The exercise: Write out the material again exactly, please, and omit the pictures.
▼▼▼
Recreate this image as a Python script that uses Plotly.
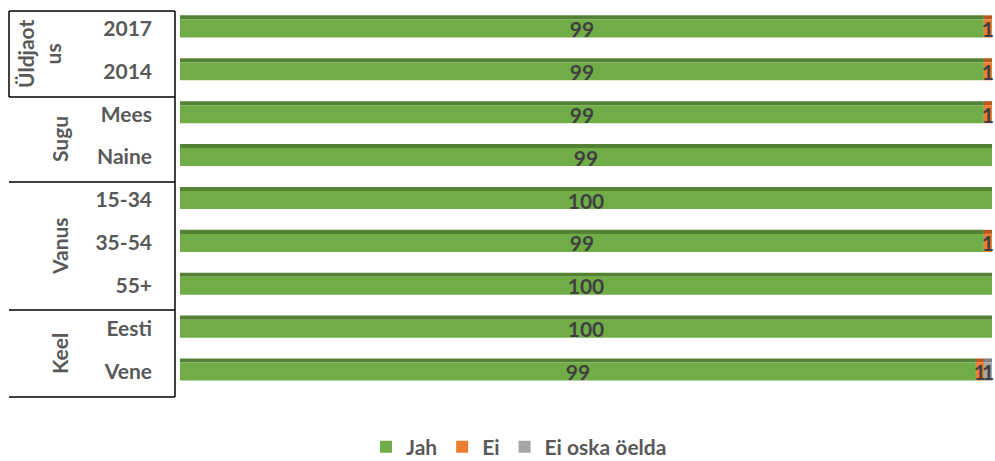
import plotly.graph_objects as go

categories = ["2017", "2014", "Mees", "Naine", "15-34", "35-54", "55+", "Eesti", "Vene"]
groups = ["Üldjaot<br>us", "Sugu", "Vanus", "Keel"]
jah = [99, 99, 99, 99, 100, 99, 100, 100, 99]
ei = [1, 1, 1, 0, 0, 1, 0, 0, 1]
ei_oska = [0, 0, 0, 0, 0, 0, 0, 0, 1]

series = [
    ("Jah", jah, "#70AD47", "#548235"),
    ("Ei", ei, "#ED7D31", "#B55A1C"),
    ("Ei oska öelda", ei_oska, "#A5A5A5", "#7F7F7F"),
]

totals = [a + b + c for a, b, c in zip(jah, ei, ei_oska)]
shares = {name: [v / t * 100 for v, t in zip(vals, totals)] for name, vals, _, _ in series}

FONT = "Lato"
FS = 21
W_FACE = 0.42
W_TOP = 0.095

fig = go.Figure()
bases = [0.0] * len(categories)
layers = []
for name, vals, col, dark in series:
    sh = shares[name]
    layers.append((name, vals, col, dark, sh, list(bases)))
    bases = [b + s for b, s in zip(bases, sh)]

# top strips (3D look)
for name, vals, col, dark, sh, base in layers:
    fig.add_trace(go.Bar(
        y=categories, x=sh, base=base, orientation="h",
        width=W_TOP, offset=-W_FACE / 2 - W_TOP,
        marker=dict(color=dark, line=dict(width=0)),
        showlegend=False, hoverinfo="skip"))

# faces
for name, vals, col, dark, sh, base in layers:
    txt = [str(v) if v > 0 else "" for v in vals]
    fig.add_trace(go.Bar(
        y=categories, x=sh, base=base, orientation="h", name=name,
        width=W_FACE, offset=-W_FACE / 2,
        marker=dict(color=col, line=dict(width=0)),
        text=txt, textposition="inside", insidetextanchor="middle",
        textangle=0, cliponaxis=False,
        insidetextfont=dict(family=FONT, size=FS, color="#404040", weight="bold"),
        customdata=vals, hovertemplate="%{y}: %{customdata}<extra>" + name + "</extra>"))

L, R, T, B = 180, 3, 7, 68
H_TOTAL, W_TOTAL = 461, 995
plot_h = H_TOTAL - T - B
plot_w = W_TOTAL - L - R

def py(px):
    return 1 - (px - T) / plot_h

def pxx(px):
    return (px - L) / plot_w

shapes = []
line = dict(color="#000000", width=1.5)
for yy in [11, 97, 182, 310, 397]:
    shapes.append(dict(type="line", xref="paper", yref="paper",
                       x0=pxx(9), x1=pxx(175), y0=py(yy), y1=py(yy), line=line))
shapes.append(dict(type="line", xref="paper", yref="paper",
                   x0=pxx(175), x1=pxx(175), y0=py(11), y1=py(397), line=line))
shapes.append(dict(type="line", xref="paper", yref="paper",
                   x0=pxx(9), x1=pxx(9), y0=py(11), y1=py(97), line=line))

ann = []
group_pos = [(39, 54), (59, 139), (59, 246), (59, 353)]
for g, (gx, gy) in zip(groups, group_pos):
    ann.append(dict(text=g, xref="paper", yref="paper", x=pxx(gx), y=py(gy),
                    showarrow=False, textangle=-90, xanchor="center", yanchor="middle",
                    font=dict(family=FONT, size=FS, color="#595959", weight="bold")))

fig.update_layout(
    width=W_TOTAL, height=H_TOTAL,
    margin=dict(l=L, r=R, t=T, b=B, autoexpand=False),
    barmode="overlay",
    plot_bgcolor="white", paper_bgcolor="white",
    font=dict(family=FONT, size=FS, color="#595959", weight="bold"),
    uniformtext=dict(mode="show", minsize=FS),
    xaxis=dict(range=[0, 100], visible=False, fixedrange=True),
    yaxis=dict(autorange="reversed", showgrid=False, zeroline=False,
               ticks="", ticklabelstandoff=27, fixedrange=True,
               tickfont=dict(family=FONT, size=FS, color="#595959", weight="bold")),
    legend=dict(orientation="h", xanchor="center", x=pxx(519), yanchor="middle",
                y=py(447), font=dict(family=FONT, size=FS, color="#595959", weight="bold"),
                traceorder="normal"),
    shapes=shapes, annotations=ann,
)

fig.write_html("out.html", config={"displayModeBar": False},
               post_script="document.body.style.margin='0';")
▲▲▲
Correct output:
Recreate this image as a Python script that uses Plotly.
import plotly.graph_objects as go

categories = ["2017", "2014", "Mees", "Naine", "15-34", "35-54", "55+", "Eesti", "Vene"]
groups = ["Üldjaot<br>us", "Sugu", "Vanus", "Keel"]
jah = [99, 99, 99, 99, 100, 99, 100, 100, 99]
ei = [1, 1, 1, 0, 0, 1, 0, 0, 1]
ei_oska = [0, 0, 0, 0, 0, 0, 0, 0, 1]

series = [
    ("Jah", jah, "#70AD47", "#548235"),
    ("Ei", ei, "#ED7D31", "#B55A1C"),
    ("Ei oska öelda", ei_oska, "#A5A5A5", "#7F7F7F"),
]

totals = [a + b + c for a, b, c in zip(jah, ei, ei_oska)]
shares = {name: [v / t * 100 for v, t in zip(vals, totals)] for name, vals, _, _ in series}

FONT = "Lato"
FS = 21
W_FACE = 0.42
W_TOP = 0.095

fig = go.Figure()
bases = [0.0] * len(categories)
layers = []
for name, vals, col, dark in series:
    sh = shares[name]
    layers.append((name, vals, col, dark, sh, list(bases)))
    bases = [b + s for b, s in zip(bases, sh)]

# top strips (3D look)
for name, vals, col, dark, sh, base in layers:
    fig.add_trace(go.Bar(
        y=categories, x=sh, base=base, orientation="h",
        width=W_TOP, offset=-W_FACE / 2 - W_TOP,
        marker=dict(color=dark, line=dict(width=0)),
        showlegend=False, hoverinfo="skip"))

# faces
for name, vals, col, dark, sh, base in layers:
    txt = [str(v) if v > 0 else "" for v in vals]
    fig.add_trace(go.Bar(
        y=categories, x=sh, base=base, orientation="h", name=name,
        width=W_FACE, offset=-W_FACE / 2,
        marker=dict(color=col, line=dict(width=0)),
        text=txt, textposition="inside", insidetextanchor="middle",
        textangle=0, cliponaxis=False,
        insidetextfont=dict(family=FONT, size=FS, color="#404040", weight="bold"),
        customdata=vals, hovertemplate="%{y}: %{customdata}<extra>" + name + "</extra>"))

L, R, T, B = 180, 3, 7, 68
H_TOTAL, W_TOTAL = 461, 995
plot_h = H_TOTAL - T - B
plot_w = W_TOTAL - L - R

def py(px):
    return 1 - (px - T) / plot_h

def pxx(px):
    return (px - L) / plot_w

shapes = []
line = dict(color="#000000", width=1.5)
for yy in [11, 97, 182, 310, 397]:
    shapes.append(dict(type="line", xref="paper", yref="paper",
                       x0=pxx(9), x1=pxx(175), y0=py(yy), y1=py(yy), line=line))
shapes.append(dict(type="line", xref="paper", yref="paper",
                   x0=pxx(175), x1=pxx(175), y0=py(11), y1=py(397), line=line))
shapes.append(dict(type="line", xref="paper", yref="paper",
                   x0=pxx(9), x1=pxx(9), y0=py(11), y1=py(97), line=line))

ann = []
group_pos = [(39, 54), (59, 139), (59, 246), (59, 353)]
for g, (gx, gy) in zip(groups, group_pos):
    ann.append(dict(text=g, xref="paper", yref="paper", x=pxx(gx), y=py(gy),
                    showarrow=False, textangle=-90, xanchor="center", yanchor="middle",
                    font=dict(family=FONT, size=FS, color="#595959", weight="bold")))

fig.update_layout(
    width=W_TOTAL, height=H_TOTAL,
    margin=dict(l=L, r=R, t=T, b=B, autoexpand=False),
    barmode="overlay",
    plot_bgcolor="white", paper_bgcolor="white",
    font=dict(family=FONT, size=FS, color="#595959", weight="bold"),
    uniformtext=dict(mode="show", minsize=FS),
    xaxis=dict(range=[0, 100], visible=False, fixedrange=True),
    yaxis=dict(autorange="reversed", showgrid=False, zeroline=False,
               ticks="", ticklabelstandoff=27, fixedrange=True,
               tickfont=dict(family=FONT, size=FS, color="#595959", weight="bold")),
    legend=dict(orientation="h", xanchor="center", x=pxx(519), yanchor="middle",
                y=py(447), font=dict(family=FONT, size=FS, color="#595959", weight="bold"),
                traceorder="normal"),
    shapes=shapes, annotations=ann,
)

fig.write_html("out.html", config={"displayModeBar": False},
               post_script="document.body.style.margin='0';")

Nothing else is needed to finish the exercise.